The statements in this section merely provide background information related to the present disclosure and may not constitute prior art.
With the development of the network technology, and the appearance of massive mobile terminals, such as laptops, personal digital assistants (PDA), mobile phones, and car devices, more and more users can connect to the Internet through the public mobile wireless network at any site by using various terminals. To meet the requirement of the mobile services, the mobile Internet protocol (IP) is imported to the network layer.
The basic principle of the mobile IP is allowing a mobile node to use an original IP address for IP communication while moving, thus ensuring non-interruption and continuity of the upper layer applications carried by the IP network during the moving procedure.
With the expansion of network scale, the Internet Protocol version 6 (IPv6) technology will gradually replace the current Internet Protocol version 6 (IPv4) technology because of the advantage of large address space. The IPv6-based mobile IP, namely, mobile IPv6 technology, depends on the technology advantages of the IPv6 and the improvement on mobile IPv4, and becomes popular in the mobile IP domain, which is more and more widely used.
FIG. 1 shows the basic principle of the mobile IPv6. Referring to FIG. 1. When a mobile node 111 connects to a home network 110, it adopts the same working mode as that of a fixed node. The mobile node 111 detects whether it roams to a foreign network by using the IPv6 neighbor discovery system. A gateway of the IPv6 network periodically sends a router advertisement message which comprises a home network prefix of the gateway. When the mobile node receives the router advertisement message from the gateway, it considers that it has roamed to a foreign network if it finds that the network prefix comprised is different from that of the home network. If the mobile node 111 finds that it has roamed to a foreign network 120, it obtains the care-of address on the foreign network 120 through the address auto configuration with or without the status based on the received router advertisement message. At this time, the mobile node 111 has the home address and the care-of address at one time. Currently, the mobile node 111 and a correspondent partner 130 communicate with each other mainly in two modes.

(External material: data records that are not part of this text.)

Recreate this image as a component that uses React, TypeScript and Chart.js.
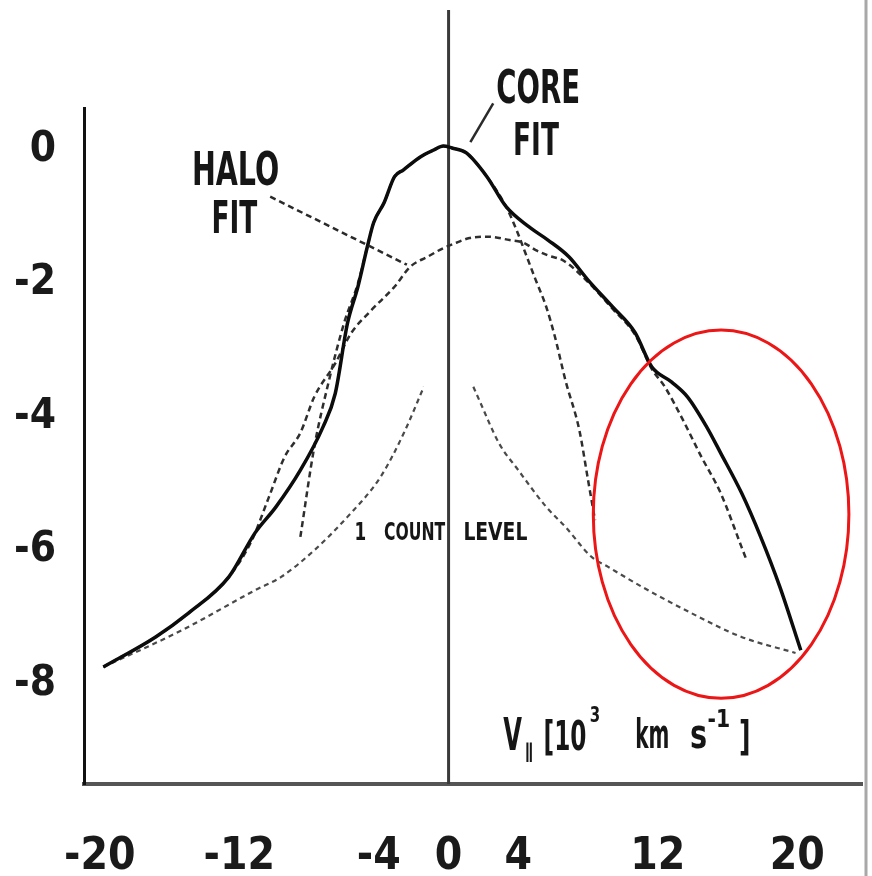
import { useEffect, useRef } from "react";
import { Chart, registerables } from "chart.js";

Chart.register(...registerables);

// Line-of-sight velocity, 10^3 km s^-1, and log intensity of the observed profile
const profileV = [-19.8, -16.8, -14.9, -12.6, -11.1, -9.9, -8.5, -7.2, -6.5, -5.8, -5.2, -4.66, -4.3, -3.7, -3.1, -2.6, -1.6, -0.85, -0.3, 0.2, 1.0, 2.2, 3.3, 4.6, 5.7, 6.9, 8.0, 9.4, 10.7, 11.65, 12.8, 13.7, 14.8, 15.6, 16.8, 17.9, 19.0, 20.2];
const profileLog = [-7.75, -7.3, -6.94, -6.4, -5.74, -5.35, -4.8, -4.15, -3.65, -2.6, -2.05, -1.45, -1.09, -0.79, -0.4, -0.3, -0.1, 0, 0.06, 0.03, -0.04, -0.4, -0.85, -1.15, -1.35, -1.6, -1.95, -2.35, -2.74, -3.25, -3.48, -3.7, -4.15, -4.54, -5.14, -5.8, -6.55, -7.5];

// Broad component ("halo fit")
const haloV = [-19.8, -16.8, -14.9, -12.6, -11.3, -10.3, -9.4, -8.5, -7.7, -6.5, -5.6, -4.5, -3.1, -2.2, -1.2, -0.3, 0.45, 1.2, 2.3, 3.5, 4.3, 5.0, 5.7, 6.6, 8.0, 9.4, 10.7, 11.65, 12.4, 13.35, 14.5, 15.6, 16.8, 17.05];
const haloLog = [-7.75, -7.3, -6.94, -6.4, -5.86, -5.2, -4.6, -4.24, -3.7, -3.2, -2.75, -2.42, -2.05, -1.75, -1.6, -1.47, -1.39, -1.32, -1.3, -1.35, -1.39, -1.5, -1.58, -1.66, -1.98, -2.38, -2.77, -3.28, -3.55, -4.0, -4.6, -5.14, -5.95, -6.12];

// Narrow component ("core fit")
const coreV = [-8.5, -7.7, -6.9, -6.0, -5.2, -4.66, -4.3, -3.7, -3.1, -2.6, -1.6, -0.85, -0.3, 0.2, 1.0, 2.2, 3.3, 3.9, 4.4, 5.0, 5.6, 6.1, 6.7, 7.5, 8.0, 8.4];
const coreLog = [-5.8, -4.45, -3.5, -2.6, -2.0, -1.45, -1.09, -0.79, -0.4, -0.3, -0.1, 0, 0.06, 0.03, -0.04, -0.4, -0.85, -1.2, -1.54, -1.95, -2.35, -2.8, -3.45, -4.2, -4.95, -5.55];

// One-count level, blue and red sides
const countLeftV = [-19.8, -15.3, -11.1, -9.6, -7.7, -5.8, -3.9, -2.56, -1.42];
const countLeftLog = [-7.75, -7.2, -6.6, -6.4, -6.0, -5.5, -4.9, -4.24, -3.55];
const countRightV = [1.42, 1.76, 2.9, 4.0, 5.6, 6.7, 8.2, 9.15, 11.1, 13.9, 16.8, 19.9];
const countRightLog = [-3.55, -3.75, -4.4, -4.8, -5.35, -5.65, -6.1, -6.25, -6.55, -6.94, -7.3, -7.54];

const xTickValues = [-20, -12, -4, 0, 4, 12, 20];
const yTickValues = [0, -2, -4, -6, -8];

const NARROW = '"Liberation Sans Narrow", "DejaVu Sans Condensed", "Roboto Condensed", "DejaVu Sans", sans-serif';
const BASE = '"DejaVu Sans", sans-serif';
const INK = "#161616";

const pts = (xs: number[], ys: number[]) => xs.map((x, i) => ({ x, y: ys[i] }));

function narrowText(
  ctx: CanvasRenderingContext2D,
  text: string,
  x: number,
  y: number,
  size: number,
  sx: number,
  weight = "normal"
) {
  ctx.save();
  ctx.font = `${weight} ${size}px ${BASE}`;
  ctx.fillStyle = INK;
  ctx.textAlign = "left";
  ctx.textBaseline = "alphabetic";
  ctx.translate(x, y);
  ctx.scale(sx, 1);
  ctx.fillText(text, 0, 0);
  ctx.restore();
}

// text, anchor velocity, anchor log value, size, horizontal squeeze, weight
const textLabels: [string, number, number, number, number, string][] = [
  ["CORE", 2.73, 0.7, 46, 0.6, "bold"],
  ["FIT", 3.7, -0.08, 44, 0.6, "bold"],
  ["HALO", -14.72, -0.52, 46, 0.62, "bold"],
  ["FIT", -13.6, -1.24, 44, 0.6, "bold"],
  ["1", -5.4, -5.85, 24, 0.7, "bold"],
  ["COUNT", -3.7, -5.85, 24, 0.65, "bold"],
  ["LEVEL", 0.85, -5.85, 24, 0.78, "bold"],
  ["V", 3.13, -9.0, 44, 0.55, "bold"],
  ["\u2225", 4.35, -9.12, 20, 0.9, "bold"],
  ["[10", 5.45, -9.0, 40, 0.58, "bold"],
  ["3", 8.1, -8.57, 22, 0.68, "bold"],
  ["km", 10.7, -8.96, 40, 0.5, "bold"],
  ["s", 13.85, -8.96, 40, 0.72, "bold"],
  ["-1", 14.85, -8.65, 24, 0.85, "bold"],
  ["]", 16.65, -9.0, 40, 0.63, "bold"],
];

// leader lines from the labels to the curves
const leaders: [number, number, number, number, number[]][] = [
  [2.56, 0.7, 1.25, 0.12, []],
  [-10.23, -0.7, -2.39, -1.72, [6, 4]],
];

const decorations = {
  id: "decorations",
  beforeDatasetsDraw(chart: any) {
    const { ctx, chartArea } = chart;
    const x = chart.scales.x;
    const y = chart.scales.y;
    const px = x.getPixelForValue(0);
    ctx.save();
    ctx.strokeStyle = "#3a3a3a";
    ctx.lineWidth = 3;
    ctx.beginPath();
    ctx.moveTo(px, y.getPixelForValue(2.1));
    ctx.lineTo(px, chartArea.bottom);
    ctx.stroke();
    ctx.restore();
  },
  afterDatasetsDraw(chart: any) {
    const { ctx } = chart;
    const x = chart.scales.x;
    const y = chart.scales.y;

    for (const [x0, y0, x1, y1, dash] of leaders) {
      ctx.save();
      ctx.strokeStyle = "#2a2a2a";
      ctx.lineWidth = 2.5;
      ctx.setLineDash(dash);
      ctx.beginPath();
      ctx.moveTo(x.getPixelForValue(x0), y.getPixelForValue(y0));
      ctx.lineTo(x.getPixelForValue(x1), y.getPixelForValue(y1));
      ctx.stroke();
      ctx.restore();
    }

    for (const [t, vx, vy, size, sx, w] of textLabels) {
      narrowText(ctx, t, x.getPixelForValue(vx), y.getPixelForValue(vy), size, sx, w);
    }

    // highlighted red-wing region
    const cx = x.getPixelForValue(15.63);
    const cy = y.getPixelForValue(-5.46);
    const rx = x.getPixelForValue(15.63 + 7.33) - cx;
    const ry = y.getPixelForValue(-5.46 - 2.76) - cy;
    ctx.save();
    ctx.strokeStyle = "rgb(236, 22, 22)";
    ctx.lineWidth = 3;
    ctx.beginPath();
    ctx.ellipse(cx, cy, rx, ry, 0, 0, Math.PI * 2);
    ctx.stroke();
    ctx.restore();
  },
  afterDraw(chart: any) {
    const { ctx, width, height } = chart;
    ctx.save();
    ctx.strokeStyle = "#a8a8a8";
    ctx.lineWidth = 3;
    ctx.beginPath();
    ctx.moveTo(width - 6, 0);
    ctx.lineTo(width - 6, height);
    ctx.stroke();
    ctx.restore();
  },
};

export default function App() {
  const ref = useRef<HTMLCanvasElement>(null);

  useEffect(() => {
    const canvas = ref.current;
    if (!canvas) return;
    const chart = new Chart(canvas, {
      type: "line",
      data: {
        datasets: [
          {
            label: "profile",
            data: pts(profileV, profileLog),
            borderColor: "#0c0c0c",
            borderWidth: 3.5,
            pointRadius: 0,
            cubicInterpolationMode: "monotone",
          },
          {
            label: "core fit",
            data: pts(coreV, coreLog),
            borderColor: "#2e2e2e",
            borderWidth: 2.5,
            borderDash: [6, 4],
            pointRadius: 0,
            cubicInterpolationMode: "monotone",
          },
          {
            label: "halo fit",
            data: pts(haloV, haloLog),
            borderColor: "#2e2e2e",
            borderWidth: 2.5,
            borderDash: [6, 4],
            pointRadius: 0,
            cubicInterpolationMode: "monotone",
          },
          {
            label: "1 count level",
            data: pts(countLeftV, countLeftLog),
            borderColor: "#4a4a4a",
            borderWidth: 2.2,
            borderDash: [5, 4],
            pointRadius: 0,
            cubicInterpolationMode: "monotone",
          },
          {
            label: "1 count level (red)",
            data: pts(countRightV, countRightLog),
            borderColor: "#4a4a4a",
            borderWidth: 2.2,
            borderDash: [5, 4],
            pointRadius: 0,
            cubicInterpolationMode: "monotone",
          },
        ],
      },
      options: {
        responsive: false,
        devicePixelRatio: 1,
        animation: false,
        layout: { padding: { top: 108, left: 0, right: 2, bottom: 0 } },
        plugins: { legend: { display: false }, tooltip: { enabled: false } },
        scales: {
          x: {
            type: "linear",
            min: -20.91,
            max: 23.75,
            grid: { display: false, drawTicks: false },
            border: { display: true, color: "#555", width: 4 },
            afterBuildTicks: (s: any) => {
              s.ticks = xTickValues.map((v) => ({ value: v }));
            },
            afterFit: (s: any) => {
              s.height = 92;
            },
            ticks: {
              autoSkip: false,
              maxRotation: 0,
              minRotation: 0,
              padding: 47,
              color: "#1a1a1a",
              font: { family: NARROW, size: 44, weight: "bold" },
              callback: (v: any) => String(v),
            },
          },
          y: {
            type: "linear",
            min: -9.505,
            max: 0.63,
            grid: { display: false, drawTicks: false },
            border: { display: true, color: "#111", width: 3 },
            afterBuildTicks: (s: any) => {
              s.ticks = yTickValues.map((v) => ({ value: v }));
            },
            afterFit: (s: any) => {
              s.width = 84;
            },
            ticks: {
              padding: 28,
              color: "#1a1a1a",
              font: { family: NARROW, size: 42, weight: "bold" },
              callback: (v: any) => String(v),
            },
          },
        },
      },
      plugins: [decorations],
    } as any);
    return () => chart.destroy();
  }, []);

  return (
    <div style={{ position: "fixed", left: 0, top: 0, width: 872, height: 876, background: "#fff" }}>
      <canvas ref={ref} width={872} height={876} style={{ display: "block", width: 872, height: 876 }} />
    </div>
  );
}
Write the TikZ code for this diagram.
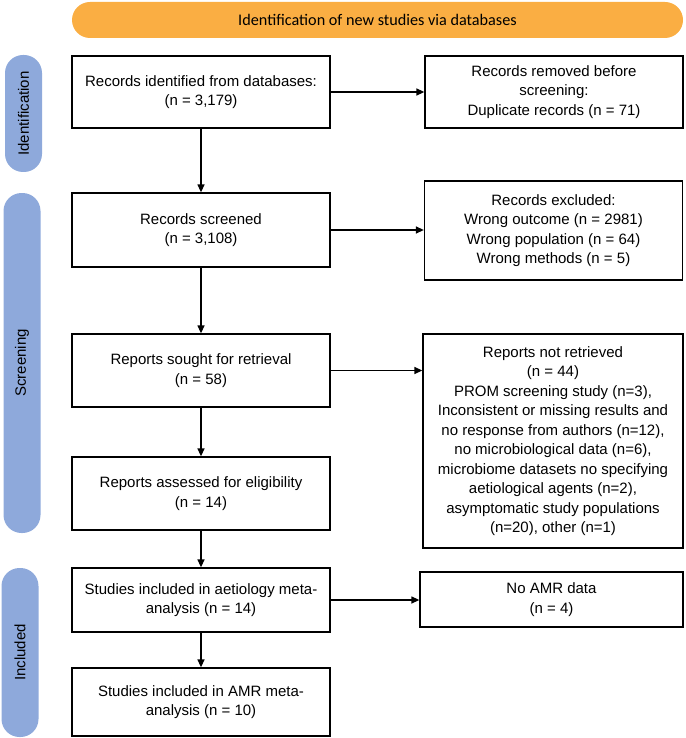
\documentclass[tikz,border=0pt]{standalone}
\usepackage{fontspec}
\setmainfont{Liberation Sans}
\newfontfamily\hdrfont{Carlito}
\usetikzlibrary{arrows.meta}
\definecolor{hdrorange}{RGB}{250,174,67}
\definecolor{sideblue}{RGB}{142,169,219}

\begin{document}
\begin{tikzpicture}[x=1pt,y=-1pt,-{Triangle[length=8pt,width=7pt]},line width=1.3pt]
	\tikzstyle{every node}=[font=\fontsize{15}{19.5}\selectfont,align=center,inner sep=0pt];
	\tikzstyle{box}=[draw,line width=1.3pt,minimum width=258pt];
	\tikzstyle{phase}=[fill=sideblue,rounded corners=18pt,minimum height=37pt,rotate=90];
	\tikzstyle{header}=[fill=hdrorange,rounded corners=18pt,minimum width=611pt,minimum height=36pt,font=\hdrfont\fontsize{16.2}{19}\selectfont];

	\useasboundingbox (0,0) rectangle (685,738);

	\node at (377.5, 20) (head) [header] {Identification of new studies via databases};

	\node at (23.5, 113.5) (ident) [phase,minimum width=117pt] {Identification};
	\node at (22, 363)     (screen) [phase,minimum width=340pt] {Screening};
	\node at (20, 652.5)   (incl) [phase,minimum width=169pt] {Included};

	\node at (201, 92)    (found) [box,minimum height=72pt] {Records identified from databases:\\(n = 3,179)};
	\node at (554, 92)    (dupl) [box,minimum height=72pt] {Records removed before\\screening:\\Duplicate records (n = 71)};
	\node at (201, 230)   (screened) [box,minimum height=74pt] {Records screened\\(n = 3,108)};
	\node at (553.5, 230.5) (excl) [box,minimum height=99pt] {Records excluded:\\Wrong outcome (n = 2981)\\Wrong population (n = 64)\\Wrong methods (n = 5)};
	\node at (201, 370.5) (sought) [box,minimum height=73pt] {Reports sought for retrieval\\(n = 58)};
	\node at (553, 441)   (notret) [box,minimum width=260pt,minimum height=214pt] {Reports not retrieved\\(n = 44)\\PROM screening study (n=3),\\Inconsistent or missing results and\\no response from authors (n=12),\\no microbiological data (n=6),\\microbiome datasets no specifying\\aetiological agents (n=2),\\asymptomatic study populations\\(n=20), other (n=1)};
	\node at (201, 493.5) (assess) [box,minimum height=73pt] {Reports assessed for eligibility\\(n = 14)};
	\node at (201, 600)   (aetio) [box,minimum height=64pt] {Studies included in aetiology meta-\\analysis (n = 14)};
	\node at (551.5, 599.5) (noamr) [box,minimum width=263pt,minimum height=55pt] {No AMR data\\(n = 4)};
	\node at (201, 702)   (amr) [box,minimum height=68pt] {Studies included in AMR meta-\\analysis (n = 10)};

	\draw (found) -- (found -| dupl.west);
	\draw (found) -- (screened);
	\draw (screened) -- (screened -| excl.west);
	\draw (screened) -- (sought);
	\draw (sought) -- (sought -| notret.west);
	\draw (sought) -- (assess);
	\draw (assess) -- (aetio);
	\draw (aetio) -- (aetio -| noamr.west);
	\draw (aetio) -- (amr);
\end{tikzpicture}
\end{document}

Mode I can be called as a triangle routing mode. The mobile node 111 registers the care-of address to a home agent 113 through a binding update message. A message sent to the correspondent partner 130 is firstly sent to the home agent 113 by the mobile node 111 through a reverse tunnel, and then forwarded to the correspondent partner 130 by the home agent 113. The correspondent partner 130 of the mobile node 111 sends data packets to the home network 110 of the mobile node according to the home address of the mobile node. Then the home agent 113 will intercept these data packets, and forward these data packets to the mobile node 111 by using a tunnel mechanism based on the current care-of address of the mobile node. That is to say, in this mode, the data packets between the correspondence partner 130 and the mobile node 111 are transferred by the home agent 113.
Mode II can be called as a routing optimization mode. The mobile node 111 registers the care-of address to the correspondence partner 130 through a binding update message. Before the registration, a return routability test process is first carried out between the mobile node 111 and the correspondence partner 130, that is, the mobile node 111 first sends a Home Init Test message and a Care-of Init Test message to the correspondence partner 130. After processing, the correspondence partner 130 returns a Home Test message and a Care-of Test message to the mobile node 111. A source address of a data packet sent by the mobile node 111 to the correspondence partner 130 is the care-of address, while the home address is saved in a destination expansion header of the data packet. Therefore, the data packet can be directly sent to the correspondence partner 130 without being sent to the home agent 113 through the reverse tunnel. If the correspondence partner 130 learns the care-of address of the mobile node through the binding update message, it will use an IPv6 route header to send a data packet directly to the mobile node 111. The first destination address of the data packet is the care-of address, and the second one is the home address. Therefore, the data packet can be sent directly to the mobile node 111 in the foreign network, without transfer by the home agent 113. That is to say, in this routing mode, the service packet is directly transmitted between the mobile node 111 and the correspondence partner 130.
The current two communication modes of the mobile IP have some disadvantages.
In the triangle routing mode, the transmission of the service packet must pass through the home agent. In certain extreme case, if the mobile node is adjacent to a correspondence node (correspondence partner) or the two nodes locate in the same subnet and they are far away from the home agent, the service packet must round a long distance to reach the other party. In this case, the service that essentially could be sent with low cost requires more charge, which may lead to unnecessary time delay, jitter, and packet loss.
The routing optimization mode addresses various concerns with the triangle routing mode. But the care-of address of the mobile node is revealed to the correspondence node. In this way, the correspondence node can obtain the current location of the mobile node by using certain mode and tool, thus uncovering the location of the mobile node. That is to say, it's not ensured that the care-of address can be obtained only by the trusty third party or the correspondence node.